Roger Federer believes his Wimbledon quarter-final opponent Kei Nishikori is ready to challenge for grand slams.
The Japanese, who reached the US Open final in 2014, has moved seamlessly into the last eight for the second year running, but faces the toughest test of all against Federer on Centre Court.
Nishikori is at least fit and firing, having often struggled with injuries in key matches in the past, and will have to be at his very best to stop the eight-time champion racking up a century of wins at SW19.
Federer, who has barely broken sweat on his way to the quarters, is wary, though.
“I think it’s going to be tough,” he said. “He’s getting into quarters with a lot of energy.
“I remember some of the slams recently he arrived into the later stages of slams with maybe some tough matches going into it.
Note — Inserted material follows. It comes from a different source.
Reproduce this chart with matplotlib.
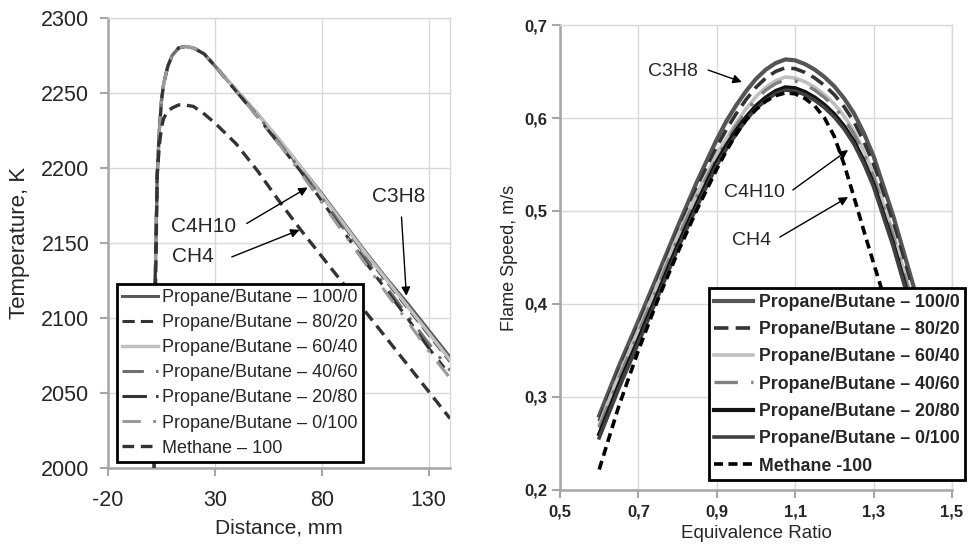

So far it’s been really easy for him.
“I think he’s ready. I’m a big fan of his game. I think he’s got one of the best backhands in the game that we have right now.
“He’s a great return player. Solid mentally. I always thought he was a great talent.”
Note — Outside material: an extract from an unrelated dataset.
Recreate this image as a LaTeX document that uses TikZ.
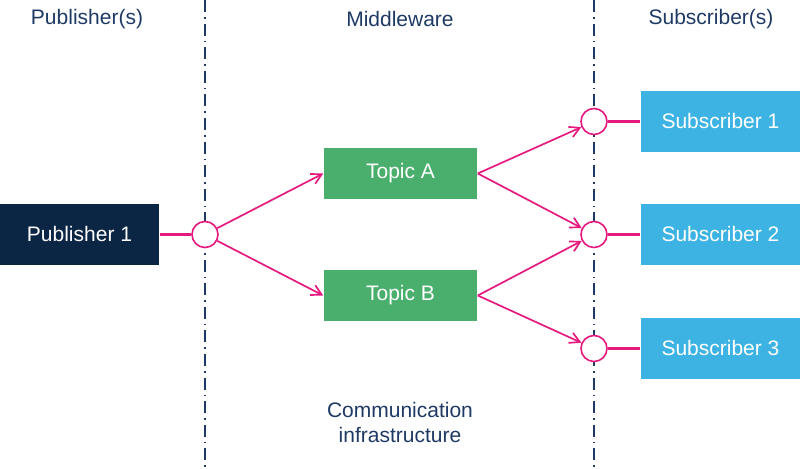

Nishikori knows the size of the task in front of him.
“I’m sure that I have to play good tennis to beat Roger, because he’s the best player on the grass,” he said.
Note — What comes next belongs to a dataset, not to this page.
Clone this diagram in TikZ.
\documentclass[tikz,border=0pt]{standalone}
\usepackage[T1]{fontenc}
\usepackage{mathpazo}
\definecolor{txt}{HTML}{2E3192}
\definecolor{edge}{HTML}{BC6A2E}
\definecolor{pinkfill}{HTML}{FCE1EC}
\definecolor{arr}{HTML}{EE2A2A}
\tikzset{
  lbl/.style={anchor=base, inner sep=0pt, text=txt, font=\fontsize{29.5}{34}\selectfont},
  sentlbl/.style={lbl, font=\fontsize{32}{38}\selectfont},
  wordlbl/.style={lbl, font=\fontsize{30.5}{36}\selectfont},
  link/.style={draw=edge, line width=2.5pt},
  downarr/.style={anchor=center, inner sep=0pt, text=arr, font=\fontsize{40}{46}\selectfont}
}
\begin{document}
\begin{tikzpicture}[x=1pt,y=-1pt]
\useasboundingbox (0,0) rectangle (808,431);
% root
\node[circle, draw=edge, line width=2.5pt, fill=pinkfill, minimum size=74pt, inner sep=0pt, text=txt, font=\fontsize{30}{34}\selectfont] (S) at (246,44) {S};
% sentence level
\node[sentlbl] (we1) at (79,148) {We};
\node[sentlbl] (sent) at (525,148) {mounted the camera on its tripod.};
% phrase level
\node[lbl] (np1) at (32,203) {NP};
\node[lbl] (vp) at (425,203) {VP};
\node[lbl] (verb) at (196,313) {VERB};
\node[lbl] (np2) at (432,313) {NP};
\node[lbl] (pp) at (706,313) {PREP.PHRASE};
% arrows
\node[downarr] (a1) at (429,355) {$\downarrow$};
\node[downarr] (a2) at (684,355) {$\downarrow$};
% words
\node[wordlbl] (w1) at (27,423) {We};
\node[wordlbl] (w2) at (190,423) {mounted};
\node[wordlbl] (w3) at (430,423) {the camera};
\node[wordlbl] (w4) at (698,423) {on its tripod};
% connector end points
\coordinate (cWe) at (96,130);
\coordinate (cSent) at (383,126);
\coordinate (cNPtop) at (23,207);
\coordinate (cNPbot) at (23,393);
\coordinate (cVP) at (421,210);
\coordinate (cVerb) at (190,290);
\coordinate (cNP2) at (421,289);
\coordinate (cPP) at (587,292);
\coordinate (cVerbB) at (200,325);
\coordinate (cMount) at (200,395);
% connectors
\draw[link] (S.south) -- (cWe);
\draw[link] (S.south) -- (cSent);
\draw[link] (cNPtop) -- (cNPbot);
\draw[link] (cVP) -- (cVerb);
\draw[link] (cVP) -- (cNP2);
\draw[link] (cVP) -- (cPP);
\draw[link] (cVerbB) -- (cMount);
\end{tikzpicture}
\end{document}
“I think he seems to be playing good this week, last two weeks so I’m happy to be playing Roger now because I think I’m in good shape now.
“I know it’s not going to be easy, but I will enjoy for sure.”
That is the standout tie of the quarter-finals of a men’s draw that has again highlighted just how far ahead Federer, Novak Djokovic and Rafael Nadal are from the rest.
All three men have dropped just one set so far and will be big favourites to progress.
Nadal is up against 2017 semi-finalist Sam Querrey, who is hoping to blow the Spaniard away with his serve.
“It’s his least favourite place of the slams and he’s been in the final five times. And he’s been rolling through guys,” he said.
“It’s going to be tough. I’m going to have to serve incredibly well, take my chances when I get them, and, you know, hopefully I can have a good day out there.”
Djokovic is up against David Goffin, who is enjoying his best ever run at Wimbledon and ranks his opponent as the best of the big three.
“Novak is playing so well in grand slams,” he said. “It is so tough to beat him in the best of five and especially here on grass.
“I think when he’s playing his best tennis, he is the world number one and is probably the best.
“Even for Roger, it will probably be the toughest challenge for him.”
Quarter-final debutants Robert Bautista Agut and Guido Pella face off in the remaining tie.